··· GIVEN INFORMATION

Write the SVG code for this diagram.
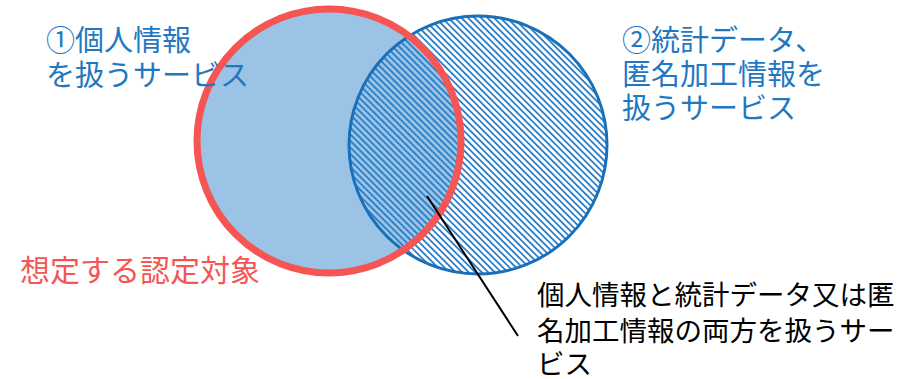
<svg xmlns="http://www.w3.org/2000/svg" width="916" height="379" viewBox="0 0 916 379">
<style>
.t{font-family:"Noto Sans CJK JP","Noto Sans",sans-serif;font-size:29px}
.b{fill:#1f78c1}
.r{fill:#f75454;font-size:30px}
.k{fill:#000;font-size:27.5px}
</style>
<defs>
<pattern id="hatch" patternUnits="userSpaceOnUse" width="4.6" height="4.6" patternTransform="rotate(-45)">
<rect x="0" y="0" width="1.8" height="4.6" fill="#2a7fc9"/>
</pattern>
</defs>
<rect width="916" height="379" fill="#fff"/>
<g id="node-personal">
<circle cx="329" cy="141" r="132" fill="#9ac3e6"/>
</g>
<g id="node-stat">
<circle cx="478" cy="145" r="129" fill="url(#hatch)" stroke="#1a70b8" stroke-width="3"/>
</g>
<g id="node-personal-outline">
<circle cx="329" cy="141" r="132" fill="none" stroke="#f75454" stroke-width="7"/>
</g>
<g id="connectors">
<line x1="427" y1="196" x2="518" y2="336" stroke="#000" stroke-width="2"/>
</g>
<g id="label-1">
<text class="t b" x="46" y="51">①個人情報</text>
<text class="t b" x="46" y="86">を扱うサービス</text>
</g>
<g id="label-2">
<text class="t b" x="622" y="51">②統計データ、</text>
<text class="t b" x="622" y="85">匿名加工情報を</text>
<text class="t b" x="622" y="119">扱うサービス</text>
</g>
<g id="label-target">
<text class="t r" x="20" y="281">想定する認定対象</text>
</g>
<g id="label-both">
<text class="t k" x="537" y="305">個人情報と統計データ又は匿</text>
<text class="t k" x="537" y="341">名加工情報の両方を扱うサー</text>
<text class="t k" x="537" y="374">ビス</text>
</g>
</svg>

······

▸ PROBLEM DETAILS:
Every line above should be repeated exactly; pictures stay out of the copy.

▸ WORKED ANSWER:
Write the SVG code for this diagram.
<svg xmlns="http://www.w3.org/2000/svg" width="916" height="379" viewBox="0 0 916 379">
<style>
.t{font-family:"Noto Sans CJK JP","Noto Sans",sans-serif;font-size:29px}
.b{fill:#1f78c1}
.r{fill:#f75454;font-size:30px}
.k{fill:#000;font-size:27.5px}
</style>
<defs>
<pattern id="hatch" patternUnits="userSpaceOnUse" width="4.6" height="4.6" patternTransform="rotate(-45)">
<rect x="0" y="0" width="1.8" height="4.6" fill="#2a7fc9"/>
</pattern>
</defs>
<rect width="916" height="379" fill="#fff"/>
<g id="node-personal">
<circle cx="329" cy="141" r="132" fill="#9ac3e6"/>
</g>
<g id="node-stat">
<circle cx="478" cy="145" r="129" fill="url(#hatch)" stroke="#1a70b8" stroke-width="3"/>
</g>
<g id="node-personal-outline">
<circle cx="329" cy="141" r="132" fill="none" stroke="#f75454" stroke-width="7"/>
</g>
<g id="connectors">
<line x1="427" y1="196" x2="518" y2="336" stroke="#000" stroke-width="2"/>
</g>
<g id="label-1">
<text class="t b" x="46" y="51">①個人情報</text>
<text class="t b" x="46" y="86">を扱うサービス</text>
</g>
<g id="label-2">
<text class="t b" x="622" y="51">②統計データ、</text>
<text class="t b" x="622" y="85">匿名加工情報を</text>
<text class="t b" x="622" y="119">扱うサービス</text>
</g>
<g id="label-target">
<text class="t r" x="20" y="281">想定する認定対象</text>
</g>
<g id="label-both">
<text class="t k" x="537" y="305">個人情報と統計データ又は匿</text>
<text class="t k" x="537" y="341">名加工情報の両方を扱うサー</text>
<text class="t k" x="537" y="374">ビス</text>
</g>
</svg>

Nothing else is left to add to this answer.